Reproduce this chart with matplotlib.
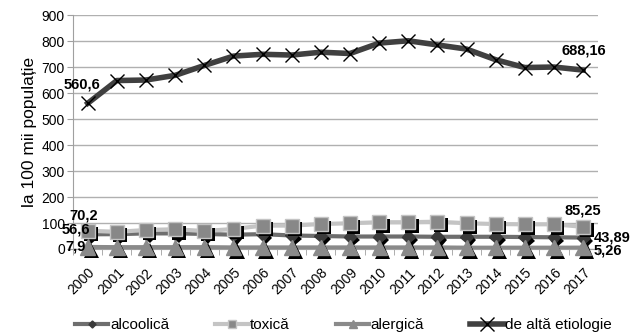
import matplotlib
matplotlib.use("Agg")
import matplotlib.pyplot as plt
import matplotlib.patheffects as pe
import numpy as np

plt.rcParams["font.family"] = ["Liberation Sans", "DejaVu Sans"]

years = [str(y) for y in range(2000, 2018)]
alcoolica = [56.6, 57, 60, 60, 58, 55, 57, 52, 50, 48, 48, 48, 47, 47, 47, 46, 45, 43.89]
toxica = [70.2, 66, 73, 76, 69, 77, 90, 90, 96, 99, 103, 103, 105, 99, 96, 95, 95, 85.25]
alergica = [7.9, 7, 7, 7, 7, 6, 6, 6, 6, 6, 6, 6, 6, 5, 5, 5, 5, 5.26]
alta = [560.6, 648, 650, 668, 706, 742, 749, 746, 757, 752, 792, 801, 785, 769, 728, 698, 700, 688.16]

fig = plt.figure(figsize=(6.42, 3.34), dpi=100)
ax = fig.add_axes([0.114, 0.2545, 0.817, 0.7005])

x = np.arange(len(years))
shadow = [pe.SimplePatchShadow(offset=(2.5, -2.5), shadow_rgbFace="black", alpha=1.0), pe.Normal()]

series = [
    ("alcoolică", alcoolica, "#6e6e6e", "D", "#3a3a3a", "#3a3a3a", 6.5, 3),
    ("toxică", toxica, "#c4c4c4", "s", "#888888", "#c4c4c4", 10, 3),
    ("alergică", alergica, "#8a8a8a", "^", "#8a8a8a", "#8a8a8a", 11, 3),
]
for name, vals, lc, mk, mfc, mec, ms, lw in series:
    ax.plot(x, vals, color=lc, lw=lw, zorder=3)
    ax.plot(x, vals, ls="none", marker=mk, ms=ms, mfc=mfc, mec=mec, mew=1,
            path_effects=shadow, zorder=4, clip_on=False)
    ax.plot([], [], color=lc, lw=lw, marker=mk, ms=ms * 0.55, mfc=mfc, mec=mec, label=name)

ax.plot(x, alta, color="#404040", lw=4, marker="x", ms=10, mec="black", mew=1.0,
        zorder=5, label="de altă etiologie")

def fmt(v):
    return f"{v:g}".replace(".", ",")

labels = [
    (0, alta[0], (-6, 19)), (17, alta[-1], (1, 20)),
    (0, toxica[0], (-4, 15)), (17, toxica[-1], (0, 16)),
    (0, alcoolica[0], (-12, 5)), (17, alcoolica[-1], (29, 0)),
    (0, alergica[0], (-12, 0)), (17, alergica[-1], (25, -3)),
]
for i, v, off in labels:
    ax.annotate(fmt(v), (x[i], v), xytext=off, textcoords="offset pixels",
                ha="center", va="center", fontsize=10.5, fontweight="bold", zorder=6)

ax.set_xlim(-0.5, len(years) - 0.5)
ax.set_ylim(0, 900)
ax.set_yticks(range(0, 901, 100))
ax.set_xticks(x)
ax.set_xticklabels(years, rotation=45, ha="right", rotation_mode="anchor", fontsize=10)
ax.set_xticks(np.arange(-0.5, len(years), 1), minor=True)
ax.tick_params(axis="x", which="major", length=0, pad=12)
ax.tick_params(axis="x", which="minor", length=4, color="#a0a0a0")
ax.tick_params(axis="y", length=4, color="#a0a0a0", labelsize=10, pad=2)
ax.yaxis.grid(True, color="#b0b0b0", lw=1)
ax.set_axisbelow(True)
for s in ["top", "right"]:
    ax.spines[s].set_visible(False)
ax.spines["left"].set_color("#a0a0a0")
ax.spines["bottom"].set_color("#a0a0a0")
ax.set_ylabel("la 100 mii populație", fontsize=12.5, labelpad=3)

fig.legend(loc="lower center", bbox_to_anchor=(0.535, -0.035), ncol=4, frameon=False,
           fontsize=11, handlelength=2.2, handletextpad=0.1, columnspacing=3.0)

fig.savefig("out.png", dpi=100)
****
#### Requirement
Exactly as written, please give again the lines from the beginning of the listing through the line containing "ax.plot([], [], color=lc, lw=lw, marker=mk, ms=ms", inclusive, without any pictures.

#### The solution
Reproduce this chart with matplotlib.
import matplotlib
matplotlib.use("Agg")
import matplotlib.pyplot as plt
import matplotlib.patheffects as pe
import numpy as np

plt.rcParams["font.family"] = ["Liberation Sans", "DejaVu Sans"]

years = [str(y) for y in range(2000, 2018)]
alcoolica = [56.6, 57, 60, 60, 58, 55, 57, 52, 50, 48, 48, 48, 47, 47, 47, 46, 45, 43.89]
toxica = [70.2, 66, 73, 76, 69, 77, 90, 90, 96, 99, 103, 103, 105, 99, 96, 95, 95, 85.25]
alergica = [7.9, 7, 7, 7, 7, 6, 6, 6, 6, 6, 6, 6, 6, 5, 5, 5, 5, 5.26]
alta = [560.6, 648, 650, 668, 706, 742, 749, 746, 757, 752, 792, 801, 785, 769, 728, 698, 700, 688.16]

fig = plt.figure(figsize=(6.42, 3.34), dpi=100)
ax = fig.add_axes([0.114, 0.2545, 0.817, 0.7005])

x = np.arange(len(years))
shadow = [pe.SimplePatchShadow(offset=(2.5, -2.5), shadow_rgbFace="black", alpha=1.0), pe.Normal()]

series = [
    ("alcoolică", alcoolica, "#6e6e6e", "D", "#3a3a3a", "#3a3a3a", 6.5, 3),
    ("toxică", toxica, "#c4c4c4", "s", "#888888", "#c4c4c4", 10, 3),
    ("alergică", alergica, "#8a8a8a", "^", "#8a8a8a", "#8a8a8a", 11, 3),
]
for name, vals, lc, mk, mfc, mec, ms, lw in series:
    ax.plot(x, vals, color=lc, lw=lw, zorder=3)
    ax.plot(x, vals, ls="none", marker=mk, ms=ms, mfc=mfc, mec=mec, mew=1,
            path_effects=shadow, zorder=4, clip_on=False)
    ax.plot([], [], color=lc, lw=lw, marker=mk, ms=ms * 0.55, mfc=mfc, mec=mec, label=name)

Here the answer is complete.